第187話 日の出とともに出勤、日没とともに退勤

現在の職場は、ありがたいことに医師の出退勤についても厳格に対応してくれている。残念なことに残業代はつかないが、勤務終了時間が来たら、医師の使命感として残らなければならない(例えば、急変時の対応中、お亡くなりになられた方の家族があと15分ほどで到着する、など)場合以外は、定時での退勤を指示される。


研修医時代は「仕事」=「トレーニング」でもあった。もちろんタイムカードで出退勤時刻の管理はしており、出勤時間、退勤時間の規定もおそらくあったと思うのだが、そんなものは意識していなかった。前職場は、医師以外は8:30、医師は8:00出勤となっていたが、退勤の時刻規定はなく、夜診が長引けば、あるいは夜に入院があれば退勤時間はいくらでも延びた。そういう点で、退勤時間も規定され、他のスタッフも医師の退勤時間を考え、それ以降に患者さんとの面談などを入れることはない。勤務時間を決めてもらっているのはありがたいことである。

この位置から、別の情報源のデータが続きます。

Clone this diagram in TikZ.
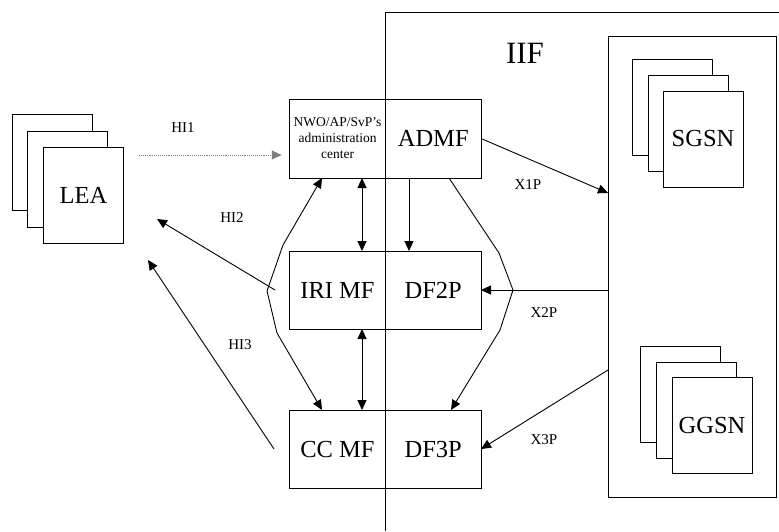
\documentclass[tikz,border=0pt]{standalone}
\usepackage{fontspec}
\setmainfont{Liberation Serif}
\usetikzlibrary{arrows.meta}
\begin{document}
\begin{tikzpicture}[x=1pt,y=-1pt,line width=0.9pt,
  half/.style={draw, inner sep=0pt, outer sep=0pt, minimum width=95.5pt, minimum height=78pt, font=\fontsize{24.5}{26}\selectfont},
  card/.style={draw, fill=white, inner sep=0pt, outer sep=0pt, minimum width=80pt, minimum height=96pt, font=\fontsize{24.5}{26}\selectfont},
  lbl/.style={font=\fontsize{15}{17}\selectfont},
  arr/.style={-{Triangle[length=10pt,width=9pt]}},
  darr/.style={{Triangle[length=10pt,width=9pt]}-{Triangle[length=10pt,width=9pt]}}]
\useasboundingbox (0,0) rectangle (779,531);
% IIF
\draw (385,531) -- (385,12) -- (779,12);
\node[font=\fontsize{31}{33}\selectfont] (iif) at (525,53) {IIF};
% LEA stack
\node[card] (lea3) at (52,162.5) {};
\node[card] (lea2) at (67.5,179) {};
\node[card] (lea) at (83.5,195) {LEA};
% network nodes box
\node[draw, inner sep=0pt, outer sep=0pt, minimum width=168pt, minimum height=461pt] (nodes) at (692,266.5) {};
\node[card] (sgsn3) at (672,107) {};
\node[card] (sgsn2) at (688,123) {};
\node[card] (sgsn) at (703,139) {SGSN};
\node[card] (ggsn3) at (680,394) {};
\node[card] (ggsn2) at (696,410) {};
\node[card] (ggsn) at (712,425.5) {GGSN};
% function boxes
\node[half, minimum height=79pt, align=center, font=\fontsize{13.5}{16}\selectfont] (nwo) at (337.5,138.5) {NWO/AP/SvP’s\\administration\\center};
\node[half, minimum height=79pt] (admf) at (433.25,138.5) {ADMF};
\node[half] (iri) at (337.5,290) {IRI MF};
\node[half] (df2p) at (433.25,290) {DF2P};
\node[half] (ccmf) at (337.5,449) {CC MF};
\node[half] (df3p) at (433.25,449) {DF3P};
% HI interfaces
\coordinate (hi1s) at (139,155);
\draw[arr, densely dotted, gray, shorten >=8pt] (hi1s) -- (hi1s -| nwo.west);
\node[lbl] (hi1) at (183,128) {HI1};
\coordinate (hi2s) at (275,290);
\coordinate (hi2e) at (157,219);
\draw[arr] (hi2s) -- (hi2e);
\node[lbl] (hi2) at (232,218) {HI2};
\coordinate (hi3s) at (274,449);
\coordinate (hi3e) at (148,260);
\draw[arr] (hi3s) -- (hi3e);
\node[lbl] (hi3) at (240,345) {HI3};
% left bracket
\coordinate (lb1) at (283,245);
\coordinate (lb2) at (267,291);
\coordinate (lb3) at (277,333);
\draw[darr] (322,0 |- nwo.south) -- (lb1) -- (lb2) -- (lb3) -- (322,0 |- ccmf.north);
% right bracket
\coordinate (rb1) at (499,253);
\coordinate (rb2) at (513,290);
\coordinate (rb3) at (500,330);
\draw[arr] (449,0 |- admf.south) -- (rb1) -- (rb2) -- (rb3) -- (451,0 |- df3p.north);
% vertical links
\draw[darr] (362,0 |- nwo.south) -- (362,0 |- iri.north);
\draw[arr] (409,0 |- admf.south) -- (409,0 |- df2p.north);
\draw[darr] (362,0 |- iri.south) -- (362,0 |- ccmf.north);
% X interfaces
\draw[arr] (admf.east) -- (nodes.west |- 0,193);
\node[lbl] (x1p) at (528,185) {X1P};
\draw[arr] (nodes.west |- df2p.east) -- (df2p.east);
\node[lbl] (x2p) at (544,313) {X2P};
\draw[arr] (nodes.west |- 0,370) -- (df3p.east);
\node[lbl] (x3p) at (544,440) {X3P};
\end{tikzpicture}
\end{document}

当院では、医師以外は原則8:30~16:30となっている。医師は原則9:00~17:00となっているのだが、当院の当直医(ほとんどがアルバイトの先生)の勤務時間が18:00~翌8:00までなので、前後に1時間の空白がある。そのため、医局には、早出制度、居残り制度がある。「早出」の人は8:00出勤となるが、その分、退勤時間が1時間早くなり8:00~16:00が勤務時間となる。「居残り」は出勤時刻が遅くなることはなく、9:00~18:00となるため、居残り手当がつくことになっている。


初期研修医~後期研修医時代、循環器内科は7:00~、総合内科・呼吸器内科は7:30集合だったので、診療所時代も7:30から仕事を開始できるように出勤していた。その名残は今も続き、診療所時代、7:30から仕事ができるよう、6:30頃に家を出ていたので、今も自宅を出るのは6:30頃である。そうすると職場には7時ころに到着する。というわけで、私の出勤日に早出勤務が必要な曜日はすべて私が早出勤務となっている。そうすると、退勤時間が16時となる。


ちょうどこの時期、6:30頃に日の出、16:30頃に日の入りなので、朝焼けを見ながら出勤、夕焼けの中を退勤、となっている(もう少し季節が進めば、真っ暗な朝に出勤、という形になるのだろう)。朝日とともに動き始め、夕日とともに仕事を終える、ちょっといい感じかもしれない。